▶ _Given request_
Return the material exactly, first line through the line containing "(tkr) at (786,27)", and nothing more. Pictures stay out.

▶ _Information supplied_

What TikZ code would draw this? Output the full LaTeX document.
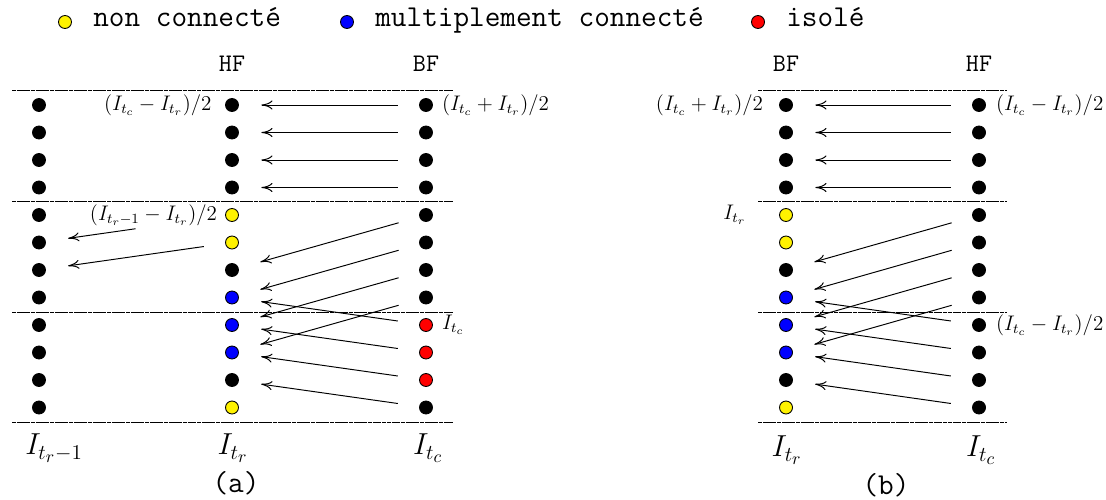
\documentclass[tikz,border=0pt]{standalone}
\usepackage{amsmath,amssymb}
\usepackage{tikz}
\usetikzlibrary{positioning,arrows.meta}
\usepackage{xcolor}

\begin{document}
\begin{tikzpicture}[x=0.02cm, y=-0.02cm, font=\large,
  dot/.style={circle, draw, fill=#1, line width=0.5pt, inner sep=0pt, minimum size=2.6mm},
  tr/.style={-{To[length=2.2mm,width=1.8mm]}, line width=0.55pt, shorten <=4.3mm, shorten >=4.5mm},
  sep/.style={line width=0.5pt, dash pattern=on 2.4pt off 0.3pt},
  key/.style={font=\LARGE\ttfamily, anchor=base west, inner sep=0pt},
  hd/.style={font=\Large\ttfamily, anchor=base},
  lbl/.style={font=\large, inner sep=1pt},
  bot/.style={font=\LARGE}]
\useasboundingbox (0,0) rectangle (1106,500);

% legend
\node[dot=yellow] (ky) at (65,22) {};
\node[key] (tky) at (93,27) {non connecté};
\node[dot=blue] (kb) at (347,22) {};
\node[key] (tkb) at (375,27) {multiplement connecté};
\node[dot=red] (kr) at (758,22) {};
\node[key] (tkr) at (786,27) {isolé};

% (a)
\node[hd] (hfa) at (232,72) {HF};
\node[hd] (bfa) at (426,72) {BF};
\foreach \y in {90,201,312,422} \draw[sep] (12,\y) -- (453,\y);
\foreach \i in {1,...,12} \node[dot=black] (aL\i) at (39,{105+27.5*(\i-1)}) {};
\foreach \c [count=\i] in {black,black,black,black,yellow,yellow,black,blue,blue,blue,black,yellow}
  \node[dot=\c] (aH\i) at (232,{105+27.5*(\i-1)}) {};
\foreach \c [count=\i] in {black,black,black,black,black,black,black,black,red,red,red,black}
  \node[dot=\c] (aB\i) at (426,{105+27.5*(\i-1)}) {};
\foreach \i in {1,...,4} \draw[tr] (aB\i) -- (aH\i);
\foreach \i/\j in {5/7,6/8,7/9,8/10,9/8,10/9,11/10,12/11} \draw[tr] (aB\i) -- (aH\j);
\draw[tr, shorten <=18.1mm] (aH5) -- (aL6);
\draw[tr] (aH6) -- (aL7);
\node[lbl, left=2.3mm of aH1] {$(I_{t_c}-I_{t_r})/2$};
\node[lbl, right=1.4mm of aB1] {$(I_{t_c}+I_{t_r})/2$};
\node[lbl, left=1.2mm of aH5] {$(I_{t_r-1}-I_{t_r})/2$};
\node[lbl, right=1.4mm of aB9] {$I_{t_c}$};
\node[bot] (ia1) at (54,448) {$I_{t_r-1}$};
\node[bot] (ia2) at (233,448) {$I_{t_r}$};
\node[bot] (ia3) at (428,448) {$I_{t_c}$};
\node[font=\LARGE\ttfamily] (capa) at (236,483) {(a)};

% (b)
\node[hd] (bfb) at (786,72) {BF};
\node[hd] (hfb) at (979,72) {HF};
\foreach \y in {90,201,312,422} \draw[sep] (758,\y) -- (1007,\y);
\foreach \c [count=\i] in {black,black,black,black,yellow,yellow,black,blue,blue,blue,black,yellow}
  \node[dot=\c] (bB\i) at (786,{105+27.5*(\i-1)}) {};
\foreach \i in {1,...,12} \node[dot=black] (bH\i) at (979,{105+27.5*(\i-1)}) {};
\foreach \i in {1,...,4} \draw[tr] (bH\i) -- (bB\i);
\foreach \i/\j in {5/7,6/8,7/9,8/10,9/8,10/9,11/10,12/11} \draw[tr] (bH\i) -- (bB\j);
\node[lbl, left=2.8mm of bB1] {$(I_{t_c}+I_{t_r})/2$};
\node[lbl, right=1.6mm of bH1] {$(I_{t_c}-I_{t_r})/2$};
\node[lbl, left=6.2mm of bB5] {$I_{t_r}$};
\node[lbl, right=1.6mm of bH9] {$(I_{t_c}-I_{t_r})/2$};
\node[bot] (ib1) at (787,450) {$I_{t_r}$};
\node[bot] (ib2) at (981,450) {$I_{t_c}$};
\node[font=\LARGE\ttfamily] (capb) at (886,485) {(b)};
\end{tikzpicture}
\end{document}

▶ _Final result_
What TikZ code would draw this? Output the full LaTeX document.
\documentclass[tikz,border=0pt]{standalone}
\usepackage{amsmath,amssymb}
\usepackage{tikz}
\usetikzlibrary{positioning,arrows.meta}
\usepackage{xcolor}

\begin{document}
\begin{tikzpicture}[x=0.02cm, y=-0.02cm, font=\large,
  dot/.style={circle, draw, fill=#1, line width=0.5pt, inner sep=0pt, minimum size=2.6mm},
  tr/.style={-{To[length=2.2mm,width=1.8mm]}, line width=0.55pt, shorten <=4.3mm, shorten >=4.5mm},
  sep/.style={line width=0.5pt, dash pattern=on 2.4pt off 0.3pt},
  key/.style={font=\LARGE\ttfamily, anchor=base west, inner sep=0pt},
  hd/.style={font=\Large\ttfamily, anchor=base},
  lbl/.style={font=\large, inner sep=1pt},
  bot/.style={font=\LARGE}]
\useasboundingbox (0,0) rectangle (1106,500);

% legend
\node[dot=yellow] (ky) at (65,22) {};
\node[key] (tky) at (93,27) {non connecté};
\node[dot=blue] (kb) at (347,22) {};
\node[key] (tkb) at (375,27) {multiplement connecté};
\node[dot=red] (kr) at (758,22) {};
\node[key] (tkr) at (786,27) {isolé};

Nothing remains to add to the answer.